**Entries with chart source code:**
>> Begin

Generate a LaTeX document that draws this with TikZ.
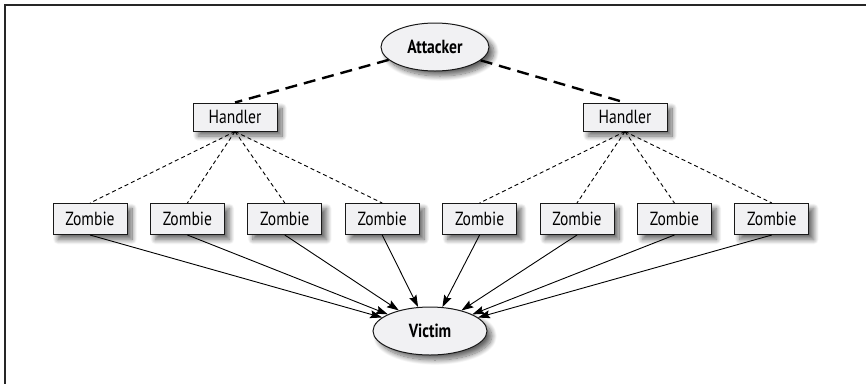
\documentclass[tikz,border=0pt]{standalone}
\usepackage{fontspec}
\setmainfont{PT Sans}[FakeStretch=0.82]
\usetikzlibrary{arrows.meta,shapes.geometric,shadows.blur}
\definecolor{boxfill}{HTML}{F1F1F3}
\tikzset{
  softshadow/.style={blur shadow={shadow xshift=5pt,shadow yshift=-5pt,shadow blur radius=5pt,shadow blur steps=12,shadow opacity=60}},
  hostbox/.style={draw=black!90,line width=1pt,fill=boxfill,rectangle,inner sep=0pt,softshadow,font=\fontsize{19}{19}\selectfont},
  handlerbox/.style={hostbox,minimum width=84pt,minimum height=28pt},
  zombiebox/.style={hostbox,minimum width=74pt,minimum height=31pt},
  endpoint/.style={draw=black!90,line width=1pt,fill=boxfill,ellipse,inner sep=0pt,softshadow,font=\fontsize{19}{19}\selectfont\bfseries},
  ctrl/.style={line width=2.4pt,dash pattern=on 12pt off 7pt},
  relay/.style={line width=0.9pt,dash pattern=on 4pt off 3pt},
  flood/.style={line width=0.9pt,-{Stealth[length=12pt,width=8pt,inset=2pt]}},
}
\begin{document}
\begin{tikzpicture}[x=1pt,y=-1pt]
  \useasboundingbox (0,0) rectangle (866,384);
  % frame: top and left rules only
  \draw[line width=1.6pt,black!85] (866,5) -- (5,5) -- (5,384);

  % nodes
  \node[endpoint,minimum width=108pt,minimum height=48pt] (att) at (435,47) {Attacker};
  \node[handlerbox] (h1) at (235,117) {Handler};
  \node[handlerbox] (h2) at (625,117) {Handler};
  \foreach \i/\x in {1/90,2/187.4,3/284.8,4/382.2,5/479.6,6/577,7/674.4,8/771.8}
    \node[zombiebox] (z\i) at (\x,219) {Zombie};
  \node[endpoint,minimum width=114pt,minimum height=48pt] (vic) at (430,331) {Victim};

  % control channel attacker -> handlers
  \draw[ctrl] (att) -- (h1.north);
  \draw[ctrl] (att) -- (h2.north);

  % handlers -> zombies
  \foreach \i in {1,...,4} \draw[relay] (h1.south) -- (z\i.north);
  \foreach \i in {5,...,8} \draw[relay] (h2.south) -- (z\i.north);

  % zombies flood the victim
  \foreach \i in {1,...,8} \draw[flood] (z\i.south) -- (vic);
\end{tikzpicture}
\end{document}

>> End
>> Begin

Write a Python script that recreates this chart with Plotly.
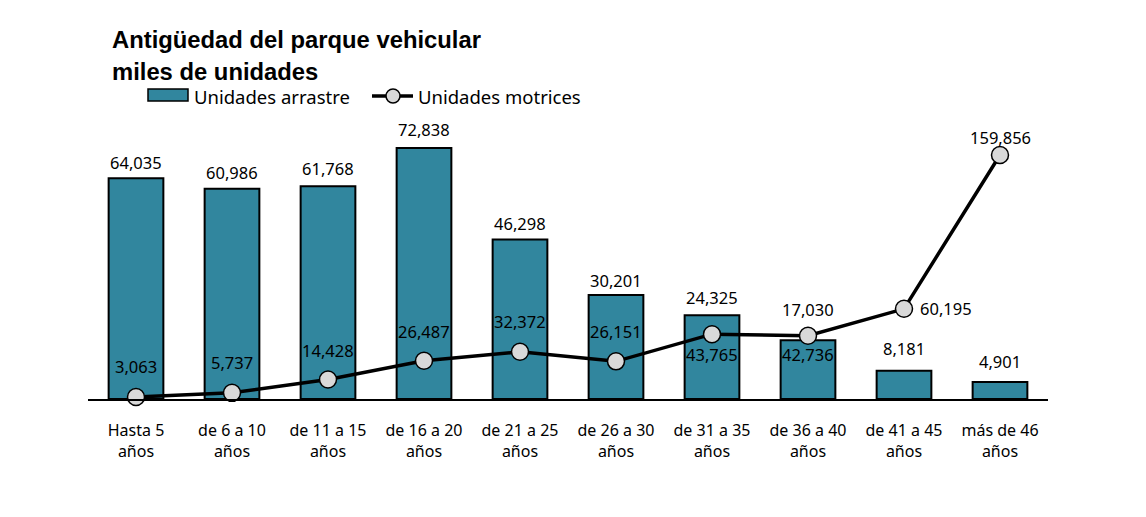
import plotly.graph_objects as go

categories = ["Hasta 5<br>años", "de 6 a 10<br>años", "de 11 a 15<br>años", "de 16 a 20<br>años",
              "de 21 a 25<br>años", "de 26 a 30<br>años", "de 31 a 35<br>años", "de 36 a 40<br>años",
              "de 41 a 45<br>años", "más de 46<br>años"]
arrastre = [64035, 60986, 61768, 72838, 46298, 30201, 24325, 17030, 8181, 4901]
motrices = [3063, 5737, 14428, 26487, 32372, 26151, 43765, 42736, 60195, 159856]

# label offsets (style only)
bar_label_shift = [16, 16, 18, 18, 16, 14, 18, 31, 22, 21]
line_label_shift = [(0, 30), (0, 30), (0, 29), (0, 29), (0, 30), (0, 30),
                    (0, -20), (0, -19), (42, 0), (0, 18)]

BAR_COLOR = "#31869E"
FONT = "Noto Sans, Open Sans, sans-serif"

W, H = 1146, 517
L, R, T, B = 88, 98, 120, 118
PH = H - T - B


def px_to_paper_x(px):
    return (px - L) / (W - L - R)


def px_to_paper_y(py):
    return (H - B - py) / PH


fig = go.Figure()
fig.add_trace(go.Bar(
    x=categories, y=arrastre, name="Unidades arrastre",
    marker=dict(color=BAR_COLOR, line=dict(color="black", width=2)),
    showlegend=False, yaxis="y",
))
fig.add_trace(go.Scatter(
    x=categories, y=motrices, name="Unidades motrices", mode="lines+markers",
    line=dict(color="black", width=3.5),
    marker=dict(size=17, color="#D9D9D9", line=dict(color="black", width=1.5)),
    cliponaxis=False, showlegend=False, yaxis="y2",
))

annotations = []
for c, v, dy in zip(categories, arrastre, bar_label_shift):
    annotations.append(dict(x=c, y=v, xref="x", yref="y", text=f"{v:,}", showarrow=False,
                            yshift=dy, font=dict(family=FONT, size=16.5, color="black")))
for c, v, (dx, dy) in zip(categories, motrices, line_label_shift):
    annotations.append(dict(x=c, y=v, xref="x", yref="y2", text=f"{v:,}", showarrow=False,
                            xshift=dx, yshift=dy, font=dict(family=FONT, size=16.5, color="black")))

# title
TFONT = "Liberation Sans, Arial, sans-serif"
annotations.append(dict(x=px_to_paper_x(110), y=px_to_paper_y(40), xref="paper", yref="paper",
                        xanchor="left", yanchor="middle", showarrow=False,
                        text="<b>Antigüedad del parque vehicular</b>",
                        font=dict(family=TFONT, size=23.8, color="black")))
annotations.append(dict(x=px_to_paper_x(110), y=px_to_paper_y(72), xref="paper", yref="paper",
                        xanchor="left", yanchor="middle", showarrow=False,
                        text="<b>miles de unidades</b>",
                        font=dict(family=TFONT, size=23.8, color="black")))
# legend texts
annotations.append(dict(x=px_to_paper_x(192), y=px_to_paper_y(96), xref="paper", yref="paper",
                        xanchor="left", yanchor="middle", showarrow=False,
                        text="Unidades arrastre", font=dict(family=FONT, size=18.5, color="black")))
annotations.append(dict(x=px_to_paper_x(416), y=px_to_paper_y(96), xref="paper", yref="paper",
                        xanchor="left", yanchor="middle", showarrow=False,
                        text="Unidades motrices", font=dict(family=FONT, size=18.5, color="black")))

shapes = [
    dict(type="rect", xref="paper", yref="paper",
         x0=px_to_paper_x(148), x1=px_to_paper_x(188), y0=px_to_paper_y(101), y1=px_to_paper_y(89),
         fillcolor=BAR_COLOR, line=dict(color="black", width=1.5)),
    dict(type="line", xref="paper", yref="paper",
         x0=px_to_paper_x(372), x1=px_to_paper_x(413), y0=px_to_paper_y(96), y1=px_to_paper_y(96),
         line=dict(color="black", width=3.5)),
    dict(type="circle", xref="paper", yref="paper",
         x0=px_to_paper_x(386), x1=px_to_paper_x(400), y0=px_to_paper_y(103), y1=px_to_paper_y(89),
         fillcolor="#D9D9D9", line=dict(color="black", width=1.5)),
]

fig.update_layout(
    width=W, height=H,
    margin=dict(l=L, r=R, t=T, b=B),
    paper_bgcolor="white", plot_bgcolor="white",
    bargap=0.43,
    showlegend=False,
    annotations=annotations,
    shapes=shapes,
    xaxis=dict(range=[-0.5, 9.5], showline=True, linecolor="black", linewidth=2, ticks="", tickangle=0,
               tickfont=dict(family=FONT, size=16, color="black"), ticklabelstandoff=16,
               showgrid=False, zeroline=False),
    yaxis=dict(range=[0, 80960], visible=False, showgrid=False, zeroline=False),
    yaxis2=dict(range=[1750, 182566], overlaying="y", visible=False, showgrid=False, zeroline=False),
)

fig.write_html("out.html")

>> End
>> Begin

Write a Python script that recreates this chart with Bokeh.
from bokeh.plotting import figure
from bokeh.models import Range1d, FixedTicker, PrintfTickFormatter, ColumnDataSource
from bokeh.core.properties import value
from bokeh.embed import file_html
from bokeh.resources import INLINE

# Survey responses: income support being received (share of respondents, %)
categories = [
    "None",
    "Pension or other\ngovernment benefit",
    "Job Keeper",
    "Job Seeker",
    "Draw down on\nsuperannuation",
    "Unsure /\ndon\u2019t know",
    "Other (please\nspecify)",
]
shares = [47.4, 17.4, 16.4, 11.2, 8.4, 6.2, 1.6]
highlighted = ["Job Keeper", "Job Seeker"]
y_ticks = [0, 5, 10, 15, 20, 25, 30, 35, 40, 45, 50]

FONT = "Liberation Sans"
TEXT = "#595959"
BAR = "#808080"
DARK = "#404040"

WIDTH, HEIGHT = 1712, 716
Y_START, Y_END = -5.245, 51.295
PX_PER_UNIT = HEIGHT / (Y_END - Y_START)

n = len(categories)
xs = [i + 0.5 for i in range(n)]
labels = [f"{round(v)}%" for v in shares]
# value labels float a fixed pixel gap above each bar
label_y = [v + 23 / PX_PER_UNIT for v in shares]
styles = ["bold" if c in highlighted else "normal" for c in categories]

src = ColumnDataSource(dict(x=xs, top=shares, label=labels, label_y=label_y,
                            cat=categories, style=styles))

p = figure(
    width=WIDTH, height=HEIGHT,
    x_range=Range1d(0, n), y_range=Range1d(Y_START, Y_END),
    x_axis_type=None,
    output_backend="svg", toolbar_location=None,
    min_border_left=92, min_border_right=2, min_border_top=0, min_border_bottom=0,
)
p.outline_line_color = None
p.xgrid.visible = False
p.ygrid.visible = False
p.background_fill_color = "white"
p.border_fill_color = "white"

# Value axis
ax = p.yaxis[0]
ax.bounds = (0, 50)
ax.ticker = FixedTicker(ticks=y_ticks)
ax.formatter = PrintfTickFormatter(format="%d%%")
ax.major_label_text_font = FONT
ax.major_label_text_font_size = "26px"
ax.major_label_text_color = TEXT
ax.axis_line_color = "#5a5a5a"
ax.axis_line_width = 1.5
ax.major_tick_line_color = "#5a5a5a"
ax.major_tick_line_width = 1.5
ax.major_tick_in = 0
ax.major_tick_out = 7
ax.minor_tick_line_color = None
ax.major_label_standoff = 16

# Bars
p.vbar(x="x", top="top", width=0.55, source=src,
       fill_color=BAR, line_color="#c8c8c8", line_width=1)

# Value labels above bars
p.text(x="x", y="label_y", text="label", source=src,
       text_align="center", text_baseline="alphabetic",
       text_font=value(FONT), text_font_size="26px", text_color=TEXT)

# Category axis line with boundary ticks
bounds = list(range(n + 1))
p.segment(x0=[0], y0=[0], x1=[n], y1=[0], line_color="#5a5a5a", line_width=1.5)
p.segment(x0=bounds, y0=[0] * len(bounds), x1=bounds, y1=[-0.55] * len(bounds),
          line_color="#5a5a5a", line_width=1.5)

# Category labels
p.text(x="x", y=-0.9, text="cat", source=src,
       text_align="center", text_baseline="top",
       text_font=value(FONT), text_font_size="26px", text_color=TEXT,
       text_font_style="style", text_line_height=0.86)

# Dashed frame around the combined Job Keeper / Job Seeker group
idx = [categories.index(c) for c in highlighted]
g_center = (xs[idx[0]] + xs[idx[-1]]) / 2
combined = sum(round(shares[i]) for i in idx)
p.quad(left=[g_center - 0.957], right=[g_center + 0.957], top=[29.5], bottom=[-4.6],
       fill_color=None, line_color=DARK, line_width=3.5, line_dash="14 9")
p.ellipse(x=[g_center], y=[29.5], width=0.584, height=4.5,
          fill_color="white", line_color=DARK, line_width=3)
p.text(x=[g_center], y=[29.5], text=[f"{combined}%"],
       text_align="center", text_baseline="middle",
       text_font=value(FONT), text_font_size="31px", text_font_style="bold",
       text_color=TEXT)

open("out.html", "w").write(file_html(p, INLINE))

>> End

**Instructions for the task:**
Extract exactly the run of lines beginning at the line with "Write a Python script that recreates this chart with Bokeh." and ending at the line with "c in categories]", including both ends and nothing beyond them.

**Exercise solution:**
Write a Python script that recreates this chart with Bokeh.
from bokeh.plotting import figure
from bokeh.models import Range1d, FixedTicker, PrintfTickFormatter, ColumnDataSource
from bokeh.core.properties import value
from bokeh.embed import file_html
from bokeh.resources import INLINE

# Survey responses: income support being received (share of respondents, %)
categories = [
    "None",
    "Pension or other\ngovernment benefit",
    "Job Keeper",
    "Job Seeker",
    "Draw down on\nsuperannuation",
    "Unsure /\ndon\u2019t know",
    "Other (please\nspecify)",
]
shares = [47.4, 17.4, 16.4, 11.2, 8.4, 6.2, 1.6]
highlighted = ["Job Keeper", "Job Seeker"]
y_ticks = [0, 5, 10, 15, 20, 25, 30, 35, 40, 45, 50]

FONT = "Liberation Sans"
TEXT = "#595959"
BAR = "#808080"
DARK = "#404040"

WIDTH, HEIGHT = 1712, 716
Y_START, Y_END = -5.245, 51.295
PX_PER_UNIT = HEIGHT / (Y_END - Y_START)

n = len(categories)
xs = [i + 0.5 for i in range(n)]
labels = [f"{round(v)}%" for v in shares]
# value labels float a fixed pixel gap above each bar
label_y = [v + 23 / PX_PER_UNIT for v in shares]
styles = ["bold" if c in highlighted else "normal" for c in categories]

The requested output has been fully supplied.